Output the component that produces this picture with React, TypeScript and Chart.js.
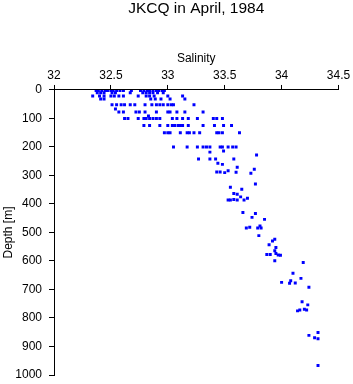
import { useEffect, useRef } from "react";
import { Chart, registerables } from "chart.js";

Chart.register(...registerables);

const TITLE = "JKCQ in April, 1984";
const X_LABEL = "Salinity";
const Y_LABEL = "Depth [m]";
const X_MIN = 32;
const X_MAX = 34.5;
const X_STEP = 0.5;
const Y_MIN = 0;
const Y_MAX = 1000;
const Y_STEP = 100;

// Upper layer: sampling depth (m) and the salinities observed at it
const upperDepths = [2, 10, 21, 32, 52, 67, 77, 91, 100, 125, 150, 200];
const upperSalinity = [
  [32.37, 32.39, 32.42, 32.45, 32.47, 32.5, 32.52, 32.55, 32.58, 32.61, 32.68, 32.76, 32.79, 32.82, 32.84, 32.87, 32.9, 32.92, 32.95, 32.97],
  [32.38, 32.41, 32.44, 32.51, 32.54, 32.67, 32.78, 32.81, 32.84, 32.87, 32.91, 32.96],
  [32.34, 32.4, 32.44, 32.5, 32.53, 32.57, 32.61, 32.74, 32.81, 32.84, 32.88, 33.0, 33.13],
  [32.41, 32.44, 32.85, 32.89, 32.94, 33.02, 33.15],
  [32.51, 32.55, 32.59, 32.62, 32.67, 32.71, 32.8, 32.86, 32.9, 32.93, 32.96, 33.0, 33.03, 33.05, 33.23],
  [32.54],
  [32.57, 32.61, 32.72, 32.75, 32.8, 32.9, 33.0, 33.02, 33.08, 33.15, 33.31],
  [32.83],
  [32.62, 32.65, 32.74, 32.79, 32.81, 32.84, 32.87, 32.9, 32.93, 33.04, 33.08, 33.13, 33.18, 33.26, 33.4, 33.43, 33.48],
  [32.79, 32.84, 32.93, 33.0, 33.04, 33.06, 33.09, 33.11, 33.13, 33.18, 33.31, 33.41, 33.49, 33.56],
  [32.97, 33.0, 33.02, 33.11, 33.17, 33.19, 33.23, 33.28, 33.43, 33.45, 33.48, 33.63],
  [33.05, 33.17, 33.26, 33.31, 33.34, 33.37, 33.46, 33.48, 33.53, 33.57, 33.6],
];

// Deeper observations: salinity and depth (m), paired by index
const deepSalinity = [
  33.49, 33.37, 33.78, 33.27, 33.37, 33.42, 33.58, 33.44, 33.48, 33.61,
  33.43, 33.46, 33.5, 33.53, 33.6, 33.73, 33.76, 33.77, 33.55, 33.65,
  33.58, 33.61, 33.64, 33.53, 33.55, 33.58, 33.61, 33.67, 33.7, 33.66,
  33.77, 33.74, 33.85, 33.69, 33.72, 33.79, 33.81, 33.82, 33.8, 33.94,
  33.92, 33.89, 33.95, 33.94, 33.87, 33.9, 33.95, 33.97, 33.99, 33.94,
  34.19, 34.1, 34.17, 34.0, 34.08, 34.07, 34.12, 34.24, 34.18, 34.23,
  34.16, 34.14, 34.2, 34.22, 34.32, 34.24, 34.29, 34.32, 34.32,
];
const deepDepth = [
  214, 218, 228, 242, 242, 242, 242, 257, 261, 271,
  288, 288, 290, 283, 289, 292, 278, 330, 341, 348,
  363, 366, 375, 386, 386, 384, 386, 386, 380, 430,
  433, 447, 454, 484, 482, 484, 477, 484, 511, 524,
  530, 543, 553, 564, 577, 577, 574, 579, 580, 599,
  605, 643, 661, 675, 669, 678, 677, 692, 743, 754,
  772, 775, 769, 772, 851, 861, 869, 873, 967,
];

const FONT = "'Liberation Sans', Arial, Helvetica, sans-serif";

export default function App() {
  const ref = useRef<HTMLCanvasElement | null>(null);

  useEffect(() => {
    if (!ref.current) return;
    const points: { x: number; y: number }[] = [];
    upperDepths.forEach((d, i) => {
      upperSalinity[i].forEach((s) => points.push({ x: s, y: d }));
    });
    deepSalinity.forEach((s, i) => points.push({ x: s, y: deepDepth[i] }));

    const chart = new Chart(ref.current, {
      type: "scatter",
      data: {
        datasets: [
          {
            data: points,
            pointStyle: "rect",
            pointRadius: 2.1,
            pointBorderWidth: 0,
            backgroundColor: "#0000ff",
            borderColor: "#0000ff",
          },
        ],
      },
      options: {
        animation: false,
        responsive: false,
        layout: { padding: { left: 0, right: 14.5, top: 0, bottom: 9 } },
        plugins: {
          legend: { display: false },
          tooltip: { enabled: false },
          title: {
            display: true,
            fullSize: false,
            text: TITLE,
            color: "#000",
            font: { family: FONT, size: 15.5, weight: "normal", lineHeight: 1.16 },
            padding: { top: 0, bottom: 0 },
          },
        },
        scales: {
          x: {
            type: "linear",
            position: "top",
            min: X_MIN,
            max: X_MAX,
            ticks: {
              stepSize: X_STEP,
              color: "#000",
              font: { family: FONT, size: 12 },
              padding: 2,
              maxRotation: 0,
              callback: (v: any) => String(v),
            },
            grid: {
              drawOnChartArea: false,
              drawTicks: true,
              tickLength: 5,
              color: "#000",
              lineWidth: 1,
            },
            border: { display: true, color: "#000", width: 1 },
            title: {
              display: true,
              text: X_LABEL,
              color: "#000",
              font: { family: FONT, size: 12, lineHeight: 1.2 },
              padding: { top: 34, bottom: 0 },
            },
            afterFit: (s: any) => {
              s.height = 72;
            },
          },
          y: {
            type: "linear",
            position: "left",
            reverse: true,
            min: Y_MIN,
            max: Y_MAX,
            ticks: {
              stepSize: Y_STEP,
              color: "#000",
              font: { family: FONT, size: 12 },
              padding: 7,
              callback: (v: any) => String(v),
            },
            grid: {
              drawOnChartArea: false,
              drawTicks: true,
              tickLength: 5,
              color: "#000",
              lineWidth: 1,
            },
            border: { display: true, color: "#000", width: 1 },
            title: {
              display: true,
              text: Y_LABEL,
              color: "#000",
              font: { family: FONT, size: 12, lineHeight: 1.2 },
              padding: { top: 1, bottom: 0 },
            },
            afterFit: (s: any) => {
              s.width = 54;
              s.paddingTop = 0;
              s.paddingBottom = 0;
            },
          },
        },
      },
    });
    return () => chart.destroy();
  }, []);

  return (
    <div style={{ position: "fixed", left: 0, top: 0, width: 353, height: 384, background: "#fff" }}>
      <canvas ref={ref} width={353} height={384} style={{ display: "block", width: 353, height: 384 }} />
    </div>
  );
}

---

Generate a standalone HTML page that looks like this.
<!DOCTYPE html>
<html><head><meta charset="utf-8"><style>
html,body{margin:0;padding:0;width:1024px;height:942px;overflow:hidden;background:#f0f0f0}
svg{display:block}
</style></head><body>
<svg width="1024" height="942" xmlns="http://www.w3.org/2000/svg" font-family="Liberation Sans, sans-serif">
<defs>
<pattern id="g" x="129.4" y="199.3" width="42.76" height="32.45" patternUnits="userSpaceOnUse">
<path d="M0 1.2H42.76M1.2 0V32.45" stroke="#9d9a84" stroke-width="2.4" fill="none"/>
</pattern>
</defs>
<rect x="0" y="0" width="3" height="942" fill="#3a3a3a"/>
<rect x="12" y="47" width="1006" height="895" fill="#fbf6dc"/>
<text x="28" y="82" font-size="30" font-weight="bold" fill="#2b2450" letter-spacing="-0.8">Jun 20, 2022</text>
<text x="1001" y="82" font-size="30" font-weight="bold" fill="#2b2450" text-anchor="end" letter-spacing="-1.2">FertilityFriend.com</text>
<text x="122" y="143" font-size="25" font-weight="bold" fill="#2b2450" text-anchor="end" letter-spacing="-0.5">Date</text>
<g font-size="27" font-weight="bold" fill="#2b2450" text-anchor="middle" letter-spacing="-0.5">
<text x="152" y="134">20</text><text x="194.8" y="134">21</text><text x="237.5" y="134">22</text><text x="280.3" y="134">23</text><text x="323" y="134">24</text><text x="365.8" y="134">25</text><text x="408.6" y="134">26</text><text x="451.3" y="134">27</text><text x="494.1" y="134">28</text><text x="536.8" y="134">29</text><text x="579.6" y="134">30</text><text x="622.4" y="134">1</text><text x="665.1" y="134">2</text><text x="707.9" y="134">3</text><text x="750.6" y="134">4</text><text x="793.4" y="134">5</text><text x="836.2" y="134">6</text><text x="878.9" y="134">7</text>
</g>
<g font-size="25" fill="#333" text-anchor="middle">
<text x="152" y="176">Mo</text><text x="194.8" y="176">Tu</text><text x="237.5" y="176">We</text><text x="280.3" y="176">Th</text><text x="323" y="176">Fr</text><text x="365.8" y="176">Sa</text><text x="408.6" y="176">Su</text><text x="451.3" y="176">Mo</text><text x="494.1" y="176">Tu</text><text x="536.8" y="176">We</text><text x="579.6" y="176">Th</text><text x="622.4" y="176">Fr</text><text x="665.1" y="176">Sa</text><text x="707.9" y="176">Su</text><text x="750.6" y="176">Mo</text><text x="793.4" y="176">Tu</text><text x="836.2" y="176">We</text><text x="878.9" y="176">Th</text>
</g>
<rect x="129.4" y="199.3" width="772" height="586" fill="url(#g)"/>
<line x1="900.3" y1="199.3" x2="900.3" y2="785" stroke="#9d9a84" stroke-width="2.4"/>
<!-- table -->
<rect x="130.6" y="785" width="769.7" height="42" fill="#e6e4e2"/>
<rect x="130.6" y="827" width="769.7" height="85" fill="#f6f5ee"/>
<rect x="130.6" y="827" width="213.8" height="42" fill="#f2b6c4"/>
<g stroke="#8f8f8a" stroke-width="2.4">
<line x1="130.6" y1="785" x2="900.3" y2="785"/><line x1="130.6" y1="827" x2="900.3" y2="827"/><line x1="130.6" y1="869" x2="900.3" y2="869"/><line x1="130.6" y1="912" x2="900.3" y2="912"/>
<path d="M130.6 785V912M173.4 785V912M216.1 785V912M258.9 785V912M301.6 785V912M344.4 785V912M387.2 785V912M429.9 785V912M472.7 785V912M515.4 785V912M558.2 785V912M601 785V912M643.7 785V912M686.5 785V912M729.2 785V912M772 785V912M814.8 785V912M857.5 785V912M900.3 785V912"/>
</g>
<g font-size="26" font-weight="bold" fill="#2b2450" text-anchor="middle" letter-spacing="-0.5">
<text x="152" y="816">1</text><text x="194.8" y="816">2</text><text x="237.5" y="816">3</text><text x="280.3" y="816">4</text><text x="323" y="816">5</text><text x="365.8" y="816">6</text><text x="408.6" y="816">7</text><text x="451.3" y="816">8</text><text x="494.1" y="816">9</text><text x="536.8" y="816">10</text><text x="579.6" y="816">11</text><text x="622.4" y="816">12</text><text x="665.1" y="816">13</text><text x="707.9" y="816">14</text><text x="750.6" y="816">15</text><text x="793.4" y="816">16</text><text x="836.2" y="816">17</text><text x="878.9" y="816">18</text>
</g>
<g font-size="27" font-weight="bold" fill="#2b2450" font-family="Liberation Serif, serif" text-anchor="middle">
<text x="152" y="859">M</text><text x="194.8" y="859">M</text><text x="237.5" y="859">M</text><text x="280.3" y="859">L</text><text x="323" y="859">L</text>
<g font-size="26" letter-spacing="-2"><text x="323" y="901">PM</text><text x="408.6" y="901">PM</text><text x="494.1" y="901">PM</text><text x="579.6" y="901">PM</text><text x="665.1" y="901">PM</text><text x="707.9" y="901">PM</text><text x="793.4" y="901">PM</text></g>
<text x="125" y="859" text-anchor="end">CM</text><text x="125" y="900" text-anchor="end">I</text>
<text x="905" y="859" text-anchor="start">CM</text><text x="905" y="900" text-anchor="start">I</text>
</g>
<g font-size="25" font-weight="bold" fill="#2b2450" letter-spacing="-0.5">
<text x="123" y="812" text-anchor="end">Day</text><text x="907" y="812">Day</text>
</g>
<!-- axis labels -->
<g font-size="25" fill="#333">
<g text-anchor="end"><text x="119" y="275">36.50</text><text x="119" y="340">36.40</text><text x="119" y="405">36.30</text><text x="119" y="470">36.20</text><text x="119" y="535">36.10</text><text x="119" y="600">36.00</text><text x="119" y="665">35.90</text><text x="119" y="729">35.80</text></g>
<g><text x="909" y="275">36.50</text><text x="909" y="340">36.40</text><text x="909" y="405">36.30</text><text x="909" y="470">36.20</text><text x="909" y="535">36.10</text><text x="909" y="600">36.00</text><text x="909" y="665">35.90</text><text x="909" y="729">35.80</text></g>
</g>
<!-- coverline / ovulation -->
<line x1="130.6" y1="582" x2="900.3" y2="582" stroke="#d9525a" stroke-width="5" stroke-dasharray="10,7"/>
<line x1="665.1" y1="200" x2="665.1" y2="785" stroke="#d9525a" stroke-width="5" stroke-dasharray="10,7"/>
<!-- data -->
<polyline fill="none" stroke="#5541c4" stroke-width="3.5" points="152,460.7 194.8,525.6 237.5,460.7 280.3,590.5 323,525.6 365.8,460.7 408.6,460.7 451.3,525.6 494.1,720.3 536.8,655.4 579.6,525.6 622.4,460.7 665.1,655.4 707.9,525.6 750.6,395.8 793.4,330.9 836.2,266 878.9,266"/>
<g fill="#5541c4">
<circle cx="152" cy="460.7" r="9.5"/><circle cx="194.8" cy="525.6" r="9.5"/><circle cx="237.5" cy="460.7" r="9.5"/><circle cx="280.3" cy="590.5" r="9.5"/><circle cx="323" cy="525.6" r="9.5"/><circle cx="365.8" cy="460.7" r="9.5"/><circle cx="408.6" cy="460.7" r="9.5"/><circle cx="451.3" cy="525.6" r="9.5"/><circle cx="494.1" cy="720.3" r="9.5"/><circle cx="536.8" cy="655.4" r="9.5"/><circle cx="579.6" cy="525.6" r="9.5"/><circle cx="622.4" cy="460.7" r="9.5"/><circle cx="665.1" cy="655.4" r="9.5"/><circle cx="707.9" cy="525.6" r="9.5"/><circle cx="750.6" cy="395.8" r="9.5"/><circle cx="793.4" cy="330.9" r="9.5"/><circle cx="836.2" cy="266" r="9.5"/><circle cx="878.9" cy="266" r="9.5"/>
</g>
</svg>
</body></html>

...

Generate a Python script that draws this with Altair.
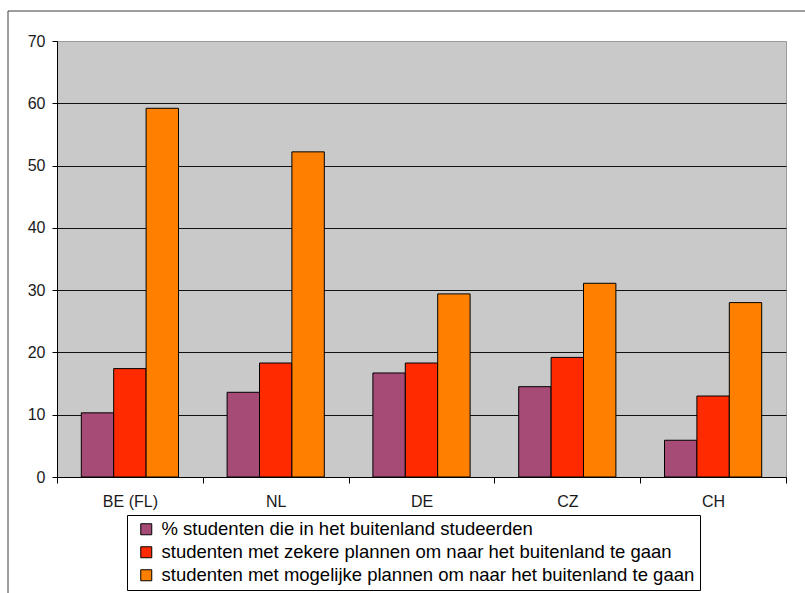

TASK OBJECTIVE: Leave the pictures out, then copy word for word only the lines from the one containing "Output the component" through the one containing "const Y_STEP = 100;", both included.

WRITTEN SOLUTION:
Output the component that produces this picture with React, TypeScript and Chart.js.
import { useEffect, useRef } from "react";
import { Chart, registerables } from "chart.js";

Chart.register(...registerables);

const TITLE = "JKCQ in April, 1984";
const X_LABEL = "Salinity";
const Y_LABEL = "Depth [m]";
const X_MIN = 32;
const X_MAX = 34.5;
const X_STEP = 0.5;
const Y_MIN = 0;
const Y_MAX = 1000;
const Y_STEP = 100;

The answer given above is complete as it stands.